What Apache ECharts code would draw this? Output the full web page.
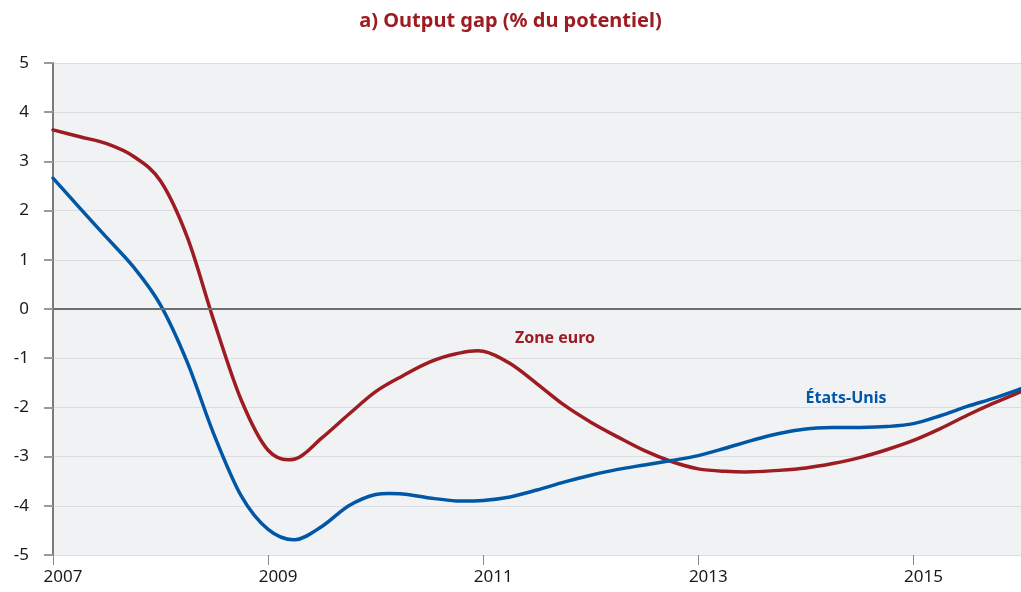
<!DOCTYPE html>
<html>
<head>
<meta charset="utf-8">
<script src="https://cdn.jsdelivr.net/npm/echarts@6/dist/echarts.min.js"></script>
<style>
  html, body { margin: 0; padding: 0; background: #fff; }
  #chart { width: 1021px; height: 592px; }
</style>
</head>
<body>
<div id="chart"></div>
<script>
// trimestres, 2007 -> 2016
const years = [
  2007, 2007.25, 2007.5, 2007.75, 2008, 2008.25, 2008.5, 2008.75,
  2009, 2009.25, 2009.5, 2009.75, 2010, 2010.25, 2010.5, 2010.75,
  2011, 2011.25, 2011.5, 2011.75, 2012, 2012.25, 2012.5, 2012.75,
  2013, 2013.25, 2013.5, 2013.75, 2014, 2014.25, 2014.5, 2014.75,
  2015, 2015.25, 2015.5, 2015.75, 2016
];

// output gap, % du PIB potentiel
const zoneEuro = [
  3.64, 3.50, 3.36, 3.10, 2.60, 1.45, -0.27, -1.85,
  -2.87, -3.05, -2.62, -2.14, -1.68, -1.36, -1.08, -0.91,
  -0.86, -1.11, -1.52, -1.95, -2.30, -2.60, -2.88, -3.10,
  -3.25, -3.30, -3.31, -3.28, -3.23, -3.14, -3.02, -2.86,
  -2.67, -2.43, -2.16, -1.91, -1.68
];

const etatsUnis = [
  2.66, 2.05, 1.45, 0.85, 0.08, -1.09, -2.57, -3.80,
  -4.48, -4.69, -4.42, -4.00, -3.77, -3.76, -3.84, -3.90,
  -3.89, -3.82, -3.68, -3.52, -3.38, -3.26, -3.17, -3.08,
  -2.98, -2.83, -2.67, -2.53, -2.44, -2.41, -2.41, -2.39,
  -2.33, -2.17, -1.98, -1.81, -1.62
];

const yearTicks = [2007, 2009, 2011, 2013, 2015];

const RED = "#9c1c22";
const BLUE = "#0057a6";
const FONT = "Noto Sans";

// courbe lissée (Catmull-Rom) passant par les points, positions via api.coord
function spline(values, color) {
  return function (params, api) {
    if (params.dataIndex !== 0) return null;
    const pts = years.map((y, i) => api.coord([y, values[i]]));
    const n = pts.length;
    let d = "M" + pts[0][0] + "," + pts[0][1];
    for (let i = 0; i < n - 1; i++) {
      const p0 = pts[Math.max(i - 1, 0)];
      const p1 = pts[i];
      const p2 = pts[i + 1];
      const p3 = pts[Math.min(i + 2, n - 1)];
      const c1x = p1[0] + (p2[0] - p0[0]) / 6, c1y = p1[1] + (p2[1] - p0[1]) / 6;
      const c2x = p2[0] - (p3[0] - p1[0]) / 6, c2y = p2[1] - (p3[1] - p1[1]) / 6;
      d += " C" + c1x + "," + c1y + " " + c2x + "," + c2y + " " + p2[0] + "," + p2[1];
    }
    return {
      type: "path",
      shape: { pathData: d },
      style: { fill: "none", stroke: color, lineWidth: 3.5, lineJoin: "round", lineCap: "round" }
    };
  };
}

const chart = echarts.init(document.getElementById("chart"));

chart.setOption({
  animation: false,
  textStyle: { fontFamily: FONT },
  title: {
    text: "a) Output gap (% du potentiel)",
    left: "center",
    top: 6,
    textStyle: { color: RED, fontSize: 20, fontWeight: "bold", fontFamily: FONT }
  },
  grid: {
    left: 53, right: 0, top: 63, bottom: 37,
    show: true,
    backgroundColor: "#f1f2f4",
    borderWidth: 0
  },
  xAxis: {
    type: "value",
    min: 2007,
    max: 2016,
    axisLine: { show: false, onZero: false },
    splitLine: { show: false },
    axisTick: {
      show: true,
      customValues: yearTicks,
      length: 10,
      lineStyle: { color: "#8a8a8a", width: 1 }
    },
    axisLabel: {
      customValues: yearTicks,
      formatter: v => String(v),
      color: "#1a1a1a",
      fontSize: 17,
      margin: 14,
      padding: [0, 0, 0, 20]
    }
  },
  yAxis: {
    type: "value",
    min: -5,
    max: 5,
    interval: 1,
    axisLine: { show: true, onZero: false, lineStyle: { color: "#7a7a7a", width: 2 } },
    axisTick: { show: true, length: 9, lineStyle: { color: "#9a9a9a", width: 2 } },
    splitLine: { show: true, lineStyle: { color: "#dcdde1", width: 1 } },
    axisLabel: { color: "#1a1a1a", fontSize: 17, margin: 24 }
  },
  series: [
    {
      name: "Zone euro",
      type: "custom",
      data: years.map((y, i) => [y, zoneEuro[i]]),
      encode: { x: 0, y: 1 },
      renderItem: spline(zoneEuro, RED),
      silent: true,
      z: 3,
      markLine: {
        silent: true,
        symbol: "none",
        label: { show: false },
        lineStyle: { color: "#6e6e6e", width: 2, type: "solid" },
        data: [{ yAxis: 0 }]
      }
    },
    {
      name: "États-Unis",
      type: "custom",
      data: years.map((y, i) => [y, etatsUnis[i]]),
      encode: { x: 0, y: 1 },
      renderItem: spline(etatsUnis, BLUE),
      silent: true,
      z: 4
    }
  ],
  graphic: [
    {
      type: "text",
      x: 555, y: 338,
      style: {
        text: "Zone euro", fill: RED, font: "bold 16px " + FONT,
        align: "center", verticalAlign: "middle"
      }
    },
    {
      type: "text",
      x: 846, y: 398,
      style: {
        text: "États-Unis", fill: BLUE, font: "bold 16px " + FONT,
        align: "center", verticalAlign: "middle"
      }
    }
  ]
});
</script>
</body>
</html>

## PROBLEM DETAILS:
Reproduce the material above verbatim; omit every picture.

## EXERCISE RESPONSE:
What Apache ECharts code would draw this? Output the full web page.
<!DOCTYPE html>
<html>
<head>
<meta charset="utf-8">
<script src="https://cdn.jsdelivr.net/npm/echarts@6/dist/echarts.min.js"></script>
<style>
  html, body { margin: 0; padding: 0; background: #fff; }
  #chart { width: 1021px; height: 592px; }
</style>
</head>
<body>
<div id="chart"></div>
<script>
// trimestres, 2007 -> 2016
const years = [
  2007, 2007.25, 2007.5, 2007.75, 2008, 2008.25, 2008.5, 2008.75,
  2009, 2009.25, 2009.5, 2009.75, 2010, 2010.25, 2010.5, 2010.75,
  2011, 2011.25, 2011.5, 2011.75, 2012, 2012.25, 2012.5, 2012.75,
  2013, 2013.25, 2013.5, 2013.75, 2014, 2014.25, 2014.5, 2014.75,
  2015, 2015.25, 2015.5, 2015.75, 2016
];

// output gap, % du PIB potentiel
const zoneEuro = [
  3.64, 3.50, 3.36, 3.10, 2.60, 1.45, -0.27, -1.85,
  -2.87, -3.05, -2.62, -2.14, -1.68, -1.36, -1.08, -0.91,
  -0.86, -1.11, -1.52, -1.95, -2.30, -2.60, -2.88, -3.10,
  -3.25, -3.30, -3.31, -3.28, -3.23, -3.14, -3.02, -2.86,
  -2.67, -2.43, -2.16, -1.91, -1.68
];

const etatsUnis = [
  2.66, 2.05, 1.45, 0.85, 0.08, -1.09, -2.57, -3.80,
  -4.48, -4.69, -4.42, -4.00, -3.77, -3.76, -3.84, -3.90,
  -3.89, -3.82, -3.68, -3.52, -3.38, -3.26, -3.17, -3.08,
  -2.98, -2.83, -2.67, -2.53, -2.44, -2.41, -2.41, -2.39,
  -2.33, -2.17, -1.98, -1.81, -1.62
];

const yearTicks = [2007, 2009, 2011, 2013, 2015];

const RED = "#9c1c22";
const BLUE = "#0057a6";
const FONT = "Noto Sans";

// courbe lissée (Catmull-Rom) passant par les points, positions via api.coord
function spline(values, color) {
  return function (params, api) {
    if (params.dataIndex !== 0) return null;
    const pts = years.map((y, i) => api.coord([y, values[i]]));
    const n = pts.length;
    let d = "M" + pts[0][0] + "," + pts[0][1];
    for (let i = 0; i < n - 1; i++) {
      const p0 = pts[Math.max(i - 1, 0)];
      const p1 = pts[i];
      const p2 = pts[i + 1];
      const p3 = pts[Math.min(i + 2, n - 1)];
      const c1x = p1[0] + (p2[0] - p0[0]) / 6, c1y = p1[1] + (p2[1] - p0[1]) / 6;
      const c2x = p2[0] - (p3[0] - p1[0]) / 6, c2y = p2[1] - (p3[1] - p1[1]) / 6;
      d += " C" + c1x + "," + c1y + " " + c2x + "," + c2y + " " + p2[0] + "," + p2[1];
    }
    return {
      type: "path",
      shape: { pathData: d },
      style: { fill: "none", stroke: color, lineWidth: 3.5, lineJoin: "round", lineCap: "round" }
    };
  };
}

const chart = echarts.init(document.getElementById("chart"));

chart.setOption({
  animation: false,
  textStyle: { fontFamily: FONT },
  title: {
    text: "a) Output gap (% du potentiel)",
    left: "center",
    top: 6,
    textStyle: { color: RED, fontSize: 20, fontWeight: "bold", fontFamily: FONT }
  },
  grid: {
    left: 53, right: 0, top: 63, bottom: 37,
    show: true,
    backgroundColor: "#f1f2f4",
    borderWidth: 0
  },
  xAxis: {
    type: "value",
    min: 2007,
    max: 2016,
    axisLine: { show: false, onZero: false },
    splitLine: { show: false },
    axisTick: {
      show: true,
      customValues: yearTicks,
      length: 10,
      lineStyle: { color: "#8a8a8a", width: 1 }
    },
    axisLabel: {
      customValues: yearTicks,
      formatter: v => String(v),
      color: "#1a1a1a",
      fontSize: 17,
      margin: 14,
      padding: [0, 0, 0, 20]
    }
  },
  yAxis: {
    type: "value",
    min: -5,
    max: 5,
    interval: 1,
    axisLine: { show: true, onZero: false, lineStyle: { color: "#7a7a7a", width: 2 } },
    axisTick: { show: true, length: 9, lineStyle: { color: "#9a9a9a", width: 2 } },
    splitLine: { show: true, lineStyle: { color: "#dcdde1", width: 1 } },
    axisLabel: { color: "#1a1a1a", fontSize: 17, margin: 24 }
  },
  series: [
    {
      name: "Zone euro",
      type: "custom",
      data: years.map((y, i) => [y, zoneEuro[i]]),
      encode: { x: 0, y: 1 },
      renderItem: spline(zoneEuro, RED),
      silent: true,
      z: 3,
      markLine: {
        silent: true,
        symbol: "none",
        label: { show: false },
        lineStyle: { color: "#6e6e6e", width: 2, type: "solid" },
        data: [{ yAxis: 0 }]
      }
    },
    {
      name: "États-Unis",
      type: "custom",
      data: years.map((y, i) => [y, etatsUnis[i]]),
      encode: { x: 0, y: 1 },
      renderItem: spline(etatsUnis, BLUE),
      silent: true,
      z: 4
    }
  ],
  graphic: [
    {
      type: "text",
      x: 555, y: 338,
      style: {
        text: "Zone euro", fill: RED, font: "bold 16px " + FONT,
        align: "center", verticalAlign: "middle"
      }
    },
    {
      type: "text",
      x: 846, y: 398,
      style: {
        text: "États-Unis", fill: BLUE, font: "bold 16px " + FONT,
        align: "center", verticalAlign: "middle"
      }
    }
  ]
});
</script>
</body>
</html>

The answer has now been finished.